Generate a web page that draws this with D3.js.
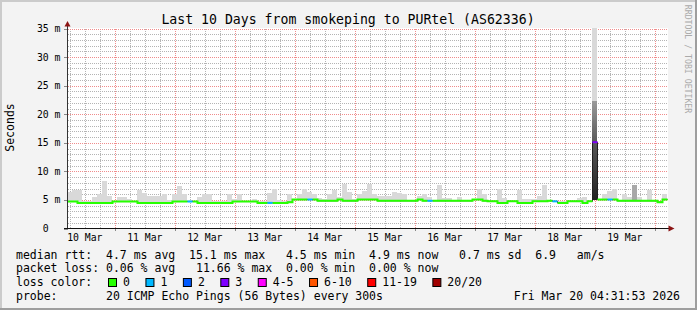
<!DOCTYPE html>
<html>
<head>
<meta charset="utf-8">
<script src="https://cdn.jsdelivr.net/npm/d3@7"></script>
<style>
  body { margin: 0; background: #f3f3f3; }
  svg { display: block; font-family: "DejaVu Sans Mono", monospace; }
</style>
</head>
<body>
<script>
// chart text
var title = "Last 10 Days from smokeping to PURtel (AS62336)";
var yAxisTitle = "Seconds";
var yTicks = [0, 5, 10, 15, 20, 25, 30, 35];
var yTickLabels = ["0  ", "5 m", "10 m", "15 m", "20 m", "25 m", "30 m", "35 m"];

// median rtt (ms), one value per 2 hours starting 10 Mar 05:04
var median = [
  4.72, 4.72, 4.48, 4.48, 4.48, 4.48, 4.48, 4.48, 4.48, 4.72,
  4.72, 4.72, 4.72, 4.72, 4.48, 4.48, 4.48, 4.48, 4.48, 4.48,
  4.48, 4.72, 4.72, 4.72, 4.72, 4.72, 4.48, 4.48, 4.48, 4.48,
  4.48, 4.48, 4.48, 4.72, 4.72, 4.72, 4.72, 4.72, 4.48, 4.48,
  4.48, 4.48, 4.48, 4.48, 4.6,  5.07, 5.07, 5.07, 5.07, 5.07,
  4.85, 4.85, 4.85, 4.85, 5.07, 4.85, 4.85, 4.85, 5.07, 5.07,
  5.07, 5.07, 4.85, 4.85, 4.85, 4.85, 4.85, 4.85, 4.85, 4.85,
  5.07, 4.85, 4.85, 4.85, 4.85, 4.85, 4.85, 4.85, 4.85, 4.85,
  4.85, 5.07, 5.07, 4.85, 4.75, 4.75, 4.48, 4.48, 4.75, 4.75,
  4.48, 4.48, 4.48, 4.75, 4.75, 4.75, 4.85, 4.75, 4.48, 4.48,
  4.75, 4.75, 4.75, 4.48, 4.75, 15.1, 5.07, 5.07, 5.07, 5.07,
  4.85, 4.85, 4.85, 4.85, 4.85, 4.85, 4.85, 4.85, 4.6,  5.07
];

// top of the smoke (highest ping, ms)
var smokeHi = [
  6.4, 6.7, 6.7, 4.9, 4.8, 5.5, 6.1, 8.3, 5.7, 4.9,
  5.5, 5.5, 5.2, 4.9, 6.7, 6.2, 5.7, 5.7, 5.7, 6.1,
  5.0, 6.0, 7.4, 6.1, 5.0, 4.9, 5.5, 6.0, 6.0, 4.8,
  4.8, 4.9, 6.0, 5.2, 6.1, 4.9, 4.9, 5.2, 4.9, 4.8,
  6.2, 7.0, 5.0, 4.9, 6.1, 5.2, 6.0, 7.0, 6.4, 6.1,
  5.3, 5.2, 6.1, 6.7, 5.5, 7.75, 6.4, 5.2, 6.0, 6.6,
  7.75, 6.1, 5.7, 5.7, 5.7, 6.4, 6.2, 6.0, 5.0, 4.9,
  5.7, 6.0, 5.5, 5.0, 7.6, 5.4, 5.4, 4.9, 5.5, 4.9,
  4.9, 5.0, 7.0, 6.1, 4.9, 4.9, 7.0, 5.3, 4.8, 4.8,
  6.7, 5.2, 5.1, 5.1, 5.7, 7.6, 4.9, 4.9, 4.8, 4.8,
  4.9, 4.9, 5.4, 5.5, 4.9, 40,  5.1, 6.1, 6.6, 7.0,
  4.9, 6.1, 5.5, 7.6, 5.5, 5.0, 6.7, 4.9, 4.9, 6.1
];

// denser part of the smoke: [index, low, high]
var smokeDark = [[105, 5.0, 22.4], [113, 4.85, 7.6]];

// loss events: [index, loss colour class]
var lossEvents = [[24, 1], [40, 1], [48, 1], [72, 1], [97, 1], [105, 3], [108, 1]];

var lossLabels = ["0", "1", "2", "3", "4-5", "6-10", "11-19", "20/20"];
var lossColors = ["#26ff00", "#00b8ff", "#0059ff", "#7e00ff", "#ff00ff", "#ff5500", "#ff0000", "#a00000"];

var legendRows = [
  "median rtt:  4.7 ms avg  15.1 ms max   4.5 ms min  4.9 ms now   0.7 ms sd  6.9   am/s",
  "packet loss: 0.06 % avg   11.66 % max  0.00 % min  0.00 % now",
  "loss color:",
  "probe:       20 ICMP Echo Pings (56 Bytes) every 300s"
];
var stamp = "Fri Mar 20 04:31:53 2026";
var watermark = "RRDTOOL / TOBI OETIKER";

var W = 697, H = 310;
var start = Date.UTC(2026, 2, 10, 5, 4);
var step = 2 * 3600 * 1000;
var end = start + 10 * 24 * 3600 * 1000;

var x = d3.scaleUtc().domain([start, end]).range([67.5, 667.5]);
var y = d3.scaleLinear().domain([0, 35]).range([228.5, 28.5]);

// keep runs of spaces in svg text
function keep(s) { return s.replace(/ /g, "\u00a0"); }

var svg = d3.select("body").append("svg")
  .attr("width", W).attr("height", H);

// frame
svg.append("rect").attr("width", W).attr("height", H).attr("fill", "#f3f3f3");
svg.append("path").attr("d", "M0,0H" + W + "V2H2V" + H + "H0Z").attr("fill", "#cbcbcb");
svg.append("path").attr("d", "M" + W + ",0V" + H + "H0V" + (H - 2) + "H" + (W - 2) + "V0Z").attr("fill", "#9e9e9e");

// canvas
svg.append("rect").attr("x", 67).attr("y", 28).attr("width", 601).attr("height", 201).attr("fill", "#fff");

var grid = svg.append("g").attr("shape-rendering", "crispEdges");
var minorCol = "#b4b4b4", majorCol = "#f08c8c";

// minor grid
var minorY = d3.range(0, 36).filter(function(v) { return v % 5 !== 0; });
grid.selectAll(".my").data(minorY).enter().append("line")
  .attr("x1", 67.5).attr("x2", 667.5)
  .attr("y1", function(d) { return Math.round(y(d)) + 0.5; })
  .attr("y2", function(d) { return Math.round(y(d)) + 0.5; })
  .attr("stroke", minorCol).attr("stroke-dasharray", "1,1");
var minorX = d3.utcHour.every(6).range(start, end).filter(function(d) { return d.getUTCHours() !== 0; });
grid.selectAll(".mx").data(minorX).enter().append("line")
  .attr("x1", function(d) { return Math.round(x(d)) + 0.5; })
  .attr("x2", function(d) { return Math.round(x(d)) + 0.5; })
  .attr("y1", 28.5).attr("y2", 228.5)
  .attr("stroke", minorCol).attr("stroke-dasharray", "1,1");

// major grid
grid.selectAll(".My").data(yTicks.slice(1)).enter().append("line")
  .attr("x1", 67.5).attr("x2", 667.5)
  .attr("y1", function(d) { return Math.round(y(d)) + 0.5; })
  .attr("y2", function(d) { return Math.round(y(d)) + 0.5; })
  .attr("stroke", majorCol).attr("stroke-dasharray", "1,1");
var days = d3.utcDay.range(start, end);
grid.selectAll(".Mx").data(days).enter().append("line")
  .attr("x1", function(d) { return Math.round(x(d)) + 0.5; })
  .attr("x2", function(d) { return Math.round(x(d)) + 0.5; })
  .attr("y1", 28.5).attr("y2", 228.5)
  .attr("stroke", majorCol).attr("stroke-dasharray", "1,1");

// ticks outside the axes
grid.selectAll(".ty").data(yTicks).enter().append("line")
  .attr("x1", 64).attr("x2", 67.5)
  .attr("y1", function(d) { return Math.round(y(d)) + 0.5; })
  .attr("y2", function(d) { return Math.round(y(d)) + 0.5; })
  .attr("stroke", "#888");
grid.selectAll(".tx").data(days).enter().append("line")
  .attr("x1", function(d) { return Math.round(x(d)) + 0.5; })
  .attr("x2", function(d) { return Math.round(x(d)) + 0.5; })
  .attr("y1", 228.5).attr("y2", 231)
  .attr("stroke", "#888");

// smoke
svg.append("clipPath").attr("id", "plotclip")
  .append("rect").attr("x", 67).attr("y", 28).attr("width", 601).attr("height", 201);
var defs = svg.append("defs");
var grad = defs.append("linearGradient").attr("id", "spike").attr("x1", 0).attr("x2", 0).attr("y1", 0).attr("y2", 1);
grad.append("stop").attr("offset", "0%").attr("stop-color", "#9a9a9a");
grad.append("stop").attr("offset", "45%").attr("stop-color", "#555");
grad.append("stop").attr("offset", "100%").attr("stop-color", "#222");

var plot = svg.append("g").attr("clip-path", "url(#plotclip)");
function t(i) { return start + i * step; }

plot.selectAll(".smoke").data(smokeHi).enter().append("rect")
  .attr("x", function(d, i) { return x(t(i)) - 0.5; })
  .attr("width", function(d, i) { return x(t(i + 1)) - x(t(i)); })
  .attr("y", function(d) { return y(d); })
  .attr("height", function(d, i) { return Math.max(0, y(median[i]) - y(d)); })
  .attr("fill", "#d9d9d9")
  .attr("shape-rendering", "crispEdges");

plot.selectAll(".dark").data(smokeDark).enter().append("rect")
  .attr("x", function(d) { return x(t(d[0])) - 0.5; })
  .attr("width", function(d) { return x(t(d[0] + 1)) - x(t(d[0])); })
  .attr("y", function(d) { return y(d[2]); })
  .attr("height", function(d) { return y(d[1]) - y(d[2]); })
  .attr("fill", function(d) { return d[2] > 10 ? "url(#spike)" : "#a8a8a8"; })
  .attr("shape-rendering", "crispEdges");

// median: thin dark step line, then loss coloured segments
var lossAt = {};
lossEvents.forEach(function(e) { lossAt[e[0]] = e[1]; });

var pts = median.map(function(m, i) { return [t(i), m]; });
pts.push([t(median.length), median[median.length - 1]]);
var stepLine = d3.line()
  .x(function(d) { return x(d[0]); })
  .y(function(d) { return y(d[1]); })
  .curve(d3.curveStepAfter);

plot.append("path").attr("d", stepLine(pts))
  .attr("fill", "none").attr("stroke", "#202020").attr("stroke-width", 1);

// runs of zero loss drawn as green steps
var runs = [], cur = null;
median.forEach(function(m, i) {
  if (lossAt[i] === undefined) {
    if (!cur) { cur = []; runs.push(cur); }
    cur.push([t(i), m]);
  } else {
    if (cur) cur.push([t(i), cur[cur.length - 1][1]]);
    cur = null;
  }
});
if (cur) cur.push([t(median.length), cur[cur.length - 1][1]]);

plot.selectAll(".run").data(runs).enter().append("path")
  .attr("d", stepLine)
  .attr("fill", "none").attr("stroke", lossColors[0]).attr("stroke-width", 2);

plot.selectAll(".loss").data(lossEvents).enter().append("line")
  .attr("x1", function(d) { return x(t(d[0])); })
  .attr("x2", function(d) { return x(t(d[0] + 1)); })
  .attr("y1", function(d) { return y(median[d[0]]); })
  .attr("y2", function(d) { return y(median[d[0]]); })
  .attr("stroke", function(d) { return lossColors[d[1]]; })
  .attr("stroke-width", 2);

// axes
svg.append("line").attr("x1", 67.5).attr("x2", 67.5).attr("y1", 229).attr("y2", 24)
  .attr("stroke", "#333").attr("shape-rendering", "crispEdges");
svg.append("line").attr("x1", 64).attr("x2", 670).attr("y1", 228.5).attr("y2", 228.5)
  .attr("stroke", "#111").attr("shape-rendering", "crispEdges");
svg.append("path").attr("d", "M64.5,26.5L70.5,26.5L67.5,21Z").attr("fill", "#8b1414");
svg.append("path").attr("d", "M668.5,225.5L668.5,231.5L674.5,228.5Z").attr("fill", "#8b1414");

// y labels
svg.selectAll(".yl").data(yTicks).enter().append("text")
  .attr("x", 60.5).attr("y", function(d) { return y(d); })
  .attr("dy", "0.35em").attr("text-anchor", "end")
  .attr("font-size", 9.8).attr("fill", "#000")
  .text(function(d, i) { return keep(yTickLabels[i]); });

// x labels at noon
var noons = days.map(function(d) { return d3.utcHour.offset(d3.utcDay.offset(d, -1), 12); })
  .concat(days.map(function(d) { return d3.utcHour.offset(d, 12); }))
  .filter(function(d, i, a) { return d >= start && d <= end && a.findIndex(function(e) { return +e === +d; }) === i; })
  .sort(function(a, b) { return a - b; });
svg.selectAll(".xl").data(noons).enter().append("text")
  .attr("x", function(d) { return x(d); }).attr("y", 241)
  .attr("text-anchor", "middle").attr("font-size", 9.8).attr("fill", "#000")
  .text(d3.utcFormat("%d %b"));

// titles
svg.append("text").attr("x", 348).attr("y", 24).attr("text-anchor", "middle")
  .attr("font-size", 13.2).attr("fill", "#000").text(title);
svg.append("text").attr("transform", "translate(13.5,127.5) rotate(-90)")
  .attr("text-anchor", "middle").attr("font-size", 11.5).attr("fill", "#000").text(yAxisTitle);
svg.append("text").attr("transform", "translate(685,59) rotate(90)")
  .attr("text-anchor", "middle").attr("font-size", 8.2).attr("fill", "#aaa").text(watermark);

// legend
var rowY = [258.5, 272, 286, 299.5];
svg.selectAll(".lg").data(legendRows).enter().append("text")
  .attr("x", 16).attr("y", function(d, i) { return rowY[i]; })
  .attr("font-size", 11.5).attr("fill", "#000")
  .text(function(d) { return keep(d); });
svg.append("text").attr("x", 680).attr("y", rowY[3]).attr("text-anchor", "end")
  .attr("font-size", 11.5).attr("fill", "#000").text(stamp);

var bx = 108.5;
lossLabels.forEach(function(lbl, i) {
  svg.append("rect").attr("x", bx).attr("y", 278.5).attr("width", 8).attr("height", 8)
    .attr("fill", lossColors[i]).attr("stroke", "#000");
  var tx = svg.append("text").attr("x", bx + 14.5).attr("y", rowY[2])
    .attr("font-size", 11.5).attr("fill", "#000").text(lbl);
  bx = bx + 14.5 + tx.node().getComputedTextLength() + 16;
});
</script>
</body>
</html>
◆ ◆ ◆ ◆
Please extract exactly the lines of the data, from the first through the line containing "var smokeDark = [[105, 5.0, 22.4], [113, 4.85, 7.6]];", and add no pictures to the copy.

Generate a web page that draws this with D3.js.
<!DOCTYPE html>
<html>
<head>
<meta charset="utf-8">
<script src="https://cdn.jsdelivr.net/npm/d3@7"></script>
<style>
  body { margin: 0; background: #f3f3f3; }
  svg { display: block; font-family: "DejaVu Sans Mono", monospace; }
</style>
</head>
<body>
<script>
// chart text
var title = "Last 10 Days from smokeping to PURtel (AS62336)";
var yAxisTitle = "Seconds";
var yTicks = [0, 5, 10, 15, 20, 25, 30, 35];
var yTickLabels = ["0  ", "5 m", "10 m", "15 m", "20 m", "25 m", "30 m", "35 m"];

// median rtt (ms), one value per 2 hours starting 10 Mar 05:04
var median = [
  4.72, 4.72, 4.48, 4.48, 4.48, 4.48, 4.48, 4.48, 4.48, 4.72,
  4.72, 4.72, 4.72, 4.72, 4.48, 4.48, 4.48, 4.48, 4.48, 4.48,
  4.48, 4.72, 4.72, 4.72, 4.72, 4.72, 4.48, 4.48, 4.48, 4.48,
  4.48, 4.48, 4.48, 4.72, 4.72, 4.72, 4.72, 4.72, 4.48, 4.48,
  4.48, 4.48, 4.48, 4.48, 4.6,  5.07, 5.07, 5.07, 5.07, 5.07,
  4.85, 4.85, 4.85, 4.85, 5.07, 4.85, 4.85, 4.85, 5.07, 5.07,
  5.07, 5.07, 4.85, 4.85, 4.85, 4.85, 4.85, 4.85, 4.85, 4.85,
  5.07, 4.85, 4.85, 4.85, 4.85, 4.85, 4.85, 4.85, 4.85, 4.85,
  4.85, 5.07, 5.07, 4.85, 4.75, 4.75, 4.48, 4.48, 4.75, 4.75,
  4.48, 4.48, 4.48, 4.75, 4.75, 4.75, 4.85, 4.75, 4.48, 4.48,
  4.75, 4.75, 4.75, 4.48, 4.75, 15.1, 5.07, 5.07, 5.07, 5.07,
  4.85, 4.85, 4.85, 4.85, 4.85, 4.85, 4.85, 4.85, 4.6,  5.07
];

// top of the smoke (highest ping, ms)
var smokeHi = [
  6.4, 6.7, 6.7, 4.9, 4.8, 5.5, 6.1, 8.3, 5.7, 4.9,
  5.5, 5.5, 5.2, 4.9, 6.7, 6.2, 5.7, 5.7, 5.7, 6.1,
  5.0, 6.0, 7.4, 6.1, 5.0, 4.9, 5.5, 6.0, 6.0, 4.8,
  4.8, 4.9, 6.0, 5.2, 6.1, 4.9, 4.9, 5.2, 4.9, 4.8,
  6.2, 7.0, 5.0, 4.9, 6.1, 5.2, 6.0, 7.0, 6.4, 6.1,
  5.3, 5.2, 6.1, 6.7, 5.5, 7.75, 6.4, 5.2, 6.0, 6.6,
  7.75, 6.1, 5.7, 5.7, 5.7, 6.4, 6.2, 6.0, 5.0, 4.9,
  5.7, 6.0, 5.5, 5.0, 7.6, 5.4, 5.4, 4.9, 5.5, 4.9,
  4.9, 5.0, 7.0, 6.1, 4.9, 4.9, 7.0, 5.3, 4.8, 4.8,
  6.7, 5.2, 5.1, 5.1, 5.7, 7.6, 4.9, 4.9, 4.8, 4.8,
  4.9, 4.9, 5.4, 5.5, 4.9, 40,  5.1, 6.1, 6.6, 7.0,
  4.9, 6.1, 5.5, 7.6, 5.5, 5.0, 6.7, 4.9, 4.9, 6.1
];

// denser part of the smoke: [index, low, high]
var smokeDark = [[105, 5.0, 22.4], [113, 4.85, 7.6]];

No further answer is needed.